Qui, parmi les donneurs de leçons humanitaires des grandes puissances occidentales, en ferait autant sans broncher, en serrant les dents ?

Déjà le conflit irakien avait conduit à un scénario de «dilution» d’une part importante des réfugiés dans les villes des pays d’accueil, questionnant les acteurs de la solidarité plus familiers des regroupements dans des camps.

Cette fois encore, l’absence de grands camps – dont le principe a été refusé par les autorités libanaises – a conduit les Syriens à se fondre dans la population locale en louant des logements de fortune ou en ayant recours aux solidarités transfrontalières qui lient les deux peuples. Elles existent au-delà des rivalités politiques entre les deux pays nées de la partition traumatique de 1924, voulue par les grandes puissances de tutelle à l’époque du mandat français. Dès lors, et cela constitue une vraie révolution culturelle pour certaines ONG, pas d’autre alternative pour être plus efficace que d’agir via les réseaux d’acteurs locaux, omniprésents, eux, et répartis sur tout le territoire. Depuis longtemps, ils se substituent à un système gouvernemental particulièrement défaillant dans l’organisation de l’offre de soins. Dans ce Liban qui forme des praticiens de haut niveau – que captent bon nombre de pays de tous les continents -, 70% des médecins sont des spécialistes, dont une majorité exerce dans les villes principales, et un tiers seulement de la population a une couverture sociale plus ou moins complète. C’est dire que, de longue date, d’autres acteurs, associatifs, confessionnels ou politiques, ont accompagné l’émergence de dispositifs alternatifs pour offrir des soins minimaux à la population pauvre et/ou éloignée des centres urbains.

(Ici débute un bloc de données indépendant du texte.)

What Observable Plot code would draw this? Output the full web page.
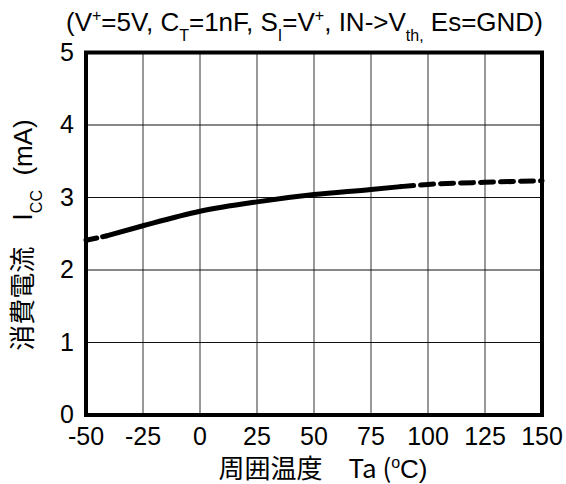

C’est donc sur ce réseau, en lien avec le HCR, que les ONG internationales doivent se reposer, via des structures qui seraient en grande difficulté sans une aide extérieure.

L’avenir du conflit syrien est incertain, et nul ne sait jusqu’où ira le flux des réfugiés maintenant répartis sur la quasi-totalité du territoire libanais, ni jusqu’où ira la capacité d’accueil du Liban sans dommage pour son équilibre et son avenir.

Dans le patchwork des acteurs libanais qui jouent un rôle dans l’accueil des réfugiés, tous ne sont cependant pas dénués d’arrière-pensées politiques ou d’intentions prosélytes, et il a déjà été dit beaucoup des risques de réactivation des conflits intercommunautaires par l’arrivée de réfugiés eux-mêmes clivés sur ces questions, voire d’une possible activation délibérée de cette violence par les groupes combattants syriens.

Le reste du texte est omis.